Willful vs Non-Willful
When it comes to the FBAR, the most important part of any analysis is determining whether or not the person acted willful or non-willful. There is no bright-line test to determine willfulness versus non willfulness. Rather, it is based on a totality of the circumstances.
The reason why willful vs non-willful was so important is because it will impact which program the taxpayer may qualify for when they go back and amend their returns. More specifically, will they qualify for one of the non-willful submission procedures such as streamlined, reasonable cause, or delinquency procedures — or was the taxpayer willful and therefore has to submit to VDP (voluntary disclosure program).
No Unreported Income
If the taxpayer is non-willful and has no unreported income, then they may qualify for the Delinquent FBAR Submission Procedures — which usually results in a penalty waiver. There are very strict reporting requirements and eligibility under DFSP.

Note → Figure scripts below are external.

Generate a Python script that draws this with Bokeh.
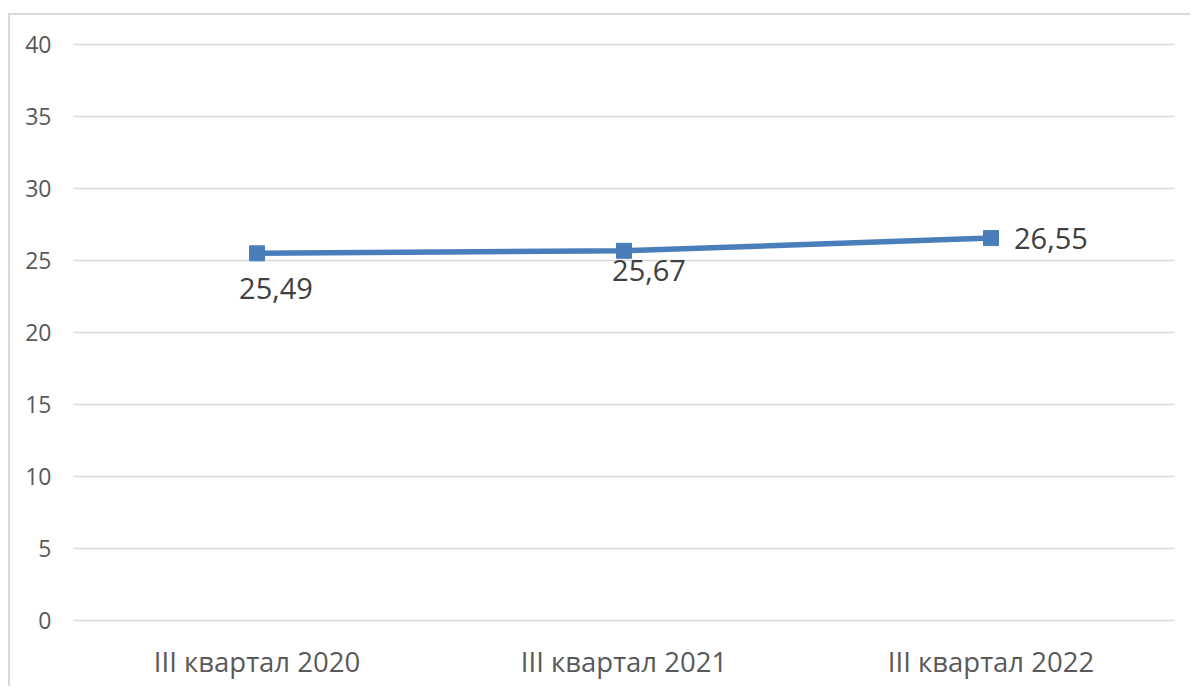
from bokeh.plotting import figure
from bokeh.models import ColumnDataSource, FixedTicker, Range1d, FactorRange
from bokeh.core.properties import value
from bokeh.embed import file_html
from bokeh.resources import INLINE

categories = ["III квартал 2020", "III квартал 2021", "III квартал 2022"]
values = [25.49, 25.67, 26.55]
labels = ["25,49", "25,67", "26,55"]
y_ticks = [0, 5, 10, 15, 20, 25, 30, 35, 40]

FONT = "Open Sans"
BLUE = "#4a7ebb"
GRID = "#d9d9d9"
TXT = "#595959"

src = ColumnDataSource(dict(x=categories, y=values, lab=labels))

p = figure(width=1182, height=673, x_range=FactorRange(*categories, range_padding=0),
           y_range=Range1d(0, 40.2), output_backend="svg", toolbar_location=None,
           min_border_left=63, min_border_right=18, min_border_top=26, min_border_bottom=68)
p.x_range.factor_padding = 0
p.outline_line_color = None
p.background_fill_color = "white"
p.border_fill_color = "white"

p.xgrid.grid_line_color = None
p.ygrid.grid_line_color = GRID
p.ygrid.grid_line_width = 1.5
p.yaxis.ticker = FixedTicker(ticks=y_ticks)
p.yaxis.axis_line_color = None
p.yaxis.major_tick_line_color = None
p.yaxis.minor_tick_line_color = None
p.yaxis.major_label_text_font = FONT
p.yaxis.major_label_text_font_size = "23px"
p.yaxis.major_label_text_color = TXT
p.yaxis.major_label_standoff = 16

p.xaxis.axis_line_color = GRID
p.xaxis.axis_line_width = 1.5
p.xaxis.major_tick_line_color = None
p.xaxis.minor_tick_line_color = None
p.xaxis.major_label_text_font = FONT
p.xaxis.major_label_text_font_size = "27.5px"
p.xaxis.major_label_text_color = TXT
p.xaxis.major_label_standoff = 16

p.line("x", "y", source=src, line_color=BLUE, line_width=5.5)
p.scatter("x", "y", source=src, marker="square", size=15, fill_color=BLUE, line_color=BLUE)

offsets = [(19, 35, "center"), (25, 20, "center"), (23, 0, "left")]
for i, (dx, dy, al) in enumerate(offsets):
    s = ColumnDataSource(dict(x=[categories[i]], y=[values[i]], t=[labels[i]]))
    p.text("x", "y", text="t", source=s, x_offset=dx, y_offset=dy, text_align=al,
           text_baseline="middle", text_font=value(FONT), text_font_size="29px",
           text_color="#404040")

p.styles = {"margin-left": "8px", "margin-top": "13px",
            "border-top": "2px solid #d9d9d9", "border-left": "2px solid #d9d9d9"}

open("out.html", "w").write(file_html(p, INLINE))
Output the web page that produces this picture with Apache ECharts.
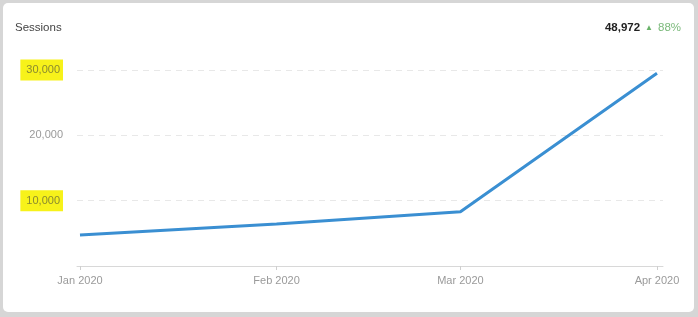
<!DOCTYPE html>
<html><head><meta charset="utf-8">
<script src="https://cdn.jsdelivr.net/npm/echarts@6/dist/echarts.min.js"></script>
<style>
html,body{margin:0;padding:0;background:#d6d6d6;width:698px;height:317px;overflow:hidden;}
#chart{position:absolute;left:3px;top:3px;width:691px;height:309px;background:#fff;border-radius:5px;}
</style></head><body>
<div id="chart"></div>
<script>
const monthLabels = ['Jan 2020', 'Feb 2020', 'Mar 2020', 'Apr 2020'];
const monthDates = [[2020,0,1],[2020,1,1],[2020,2,1],[2020,3,1]];
const sessions = [4750, 6420, 8300, 29500];
const yTicks = [0, 10000, 20000, 30000];
const highlighted = [10000, 30000];
const totalText = '48,972';
const changeText = '88%';

const DAY = 86400000;
const ts = monthDates.map(d => Date.UTC(d[0], d[1], d[2]));
const seriesData = ts.map((t, i) => [t, sessions[i]]);
const FONT = 'Arial, Liberation Sans, sans-serif';

const chart = echarts.init(document.getElementById('chart'));
chart.setOption({
  animation: false,
  title: [
    { text: 'Sessions', left: 7, top: 14, textStyle: { fontFamily: FONT, fontSize: 11.5, fontWeight: 'normal', color: '#444' } },
    { text: '{a|' + totalText + '} {t|▲} {b|' + changeText + '}', right: 8, top: 11,
      textStyle: { fontWeight: 'normal', rich: {
        a: { fontFamily: FONT, fontSize: 11.5, fontWeight: 'bold', color: '#222' },
        t: { fontFamily: FONT, fontSize: 8, color: '#6ab36a', verticalAlign: 'middle' },
        b: { fontFamily: FONT, fontSize: 11.5, fontWeight: 'normal', color: '#7cba7c' } } } }
  ],
  grid: { left: 74, right: 31, top: 67, bottom: 46 },
  xAxis: {
    type: 'value',
    min: ts[0] - 0.47 * DAY,
    max: ts[3] + 0.95 * DAY,
    axisLine: { lineStyle: { color: '#d8d8d8', width: 1 } },
    axisTick: { show: true, customValues: ts, length: 4, lineStyle: { color: '#cfcfcf' } },
    axisLabel: {
      customValues: ts, margin: 9, color: '#9a9a9a', fontSize: 11,
      fontFamily: FONT,
      formatter: v => { const i = ts.indexOf(v); return i >= 0 ? monthLabels[i] : ''; }
    },
    splitLine: { show: false }
  },
  yAxis: {
    type: 'value', min: 0, max: 30000, interval: 10000,
    axisLine: { show: false }, axisTick: { show: false },
    axisLabel: {
      margin: 14, color: '#9a9a9a', fontSize: 11,
      fontFamily: FONT,
      formatter: v => {
        if (v === 0) return '';
        const s = v.toLocaleString('en-US');
        return highlighted.indexOf(v) >= 0 ? '{h|' + s + '}' : s;
      },
      rich: { h: { backgroundColor: '#f7f21a', color: '#8a8a30', padding: [5, 3, 5, 6], fontSize: 11, fontFamily: FONT } }
    },
    splitLine: { lineStyle: { color: '#e8e8e8', type: [6, 5], width: 1 } }
  },
  series: [{
    type: 'line', data: seriesData, showSymbol: false, symbol: 'none',
    lineStyle: { color: '#3a8fd2', width: 3 }
  }]
});
</script></body></html>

When a Taxpayer is non-willful and has unreported income, then they may qualify for the Streamlined Domestic Offshore Procedures or Streamlined Foreign Offshore Procedures – as well as the Reasonable Cause Statement alternative
There are also very strict reporting requirements and eligibility under any of these programs.
When a Taxpayer is willful, their only option for voluntary disclosure is for the Voluntary Disclosure Program (VDP).
Amending & Correcting Common FBAR Errors
In conclusion, when a person has foreign accounts and filed an FBAR — but did not necessarily file it correctly — they may have to go back and amend the form. The level of complexity in amending the FBAR will vary depending on the facts and circumstances — with an emphasis on willful vs non-willful, as well as whether or not there was unreported income as well.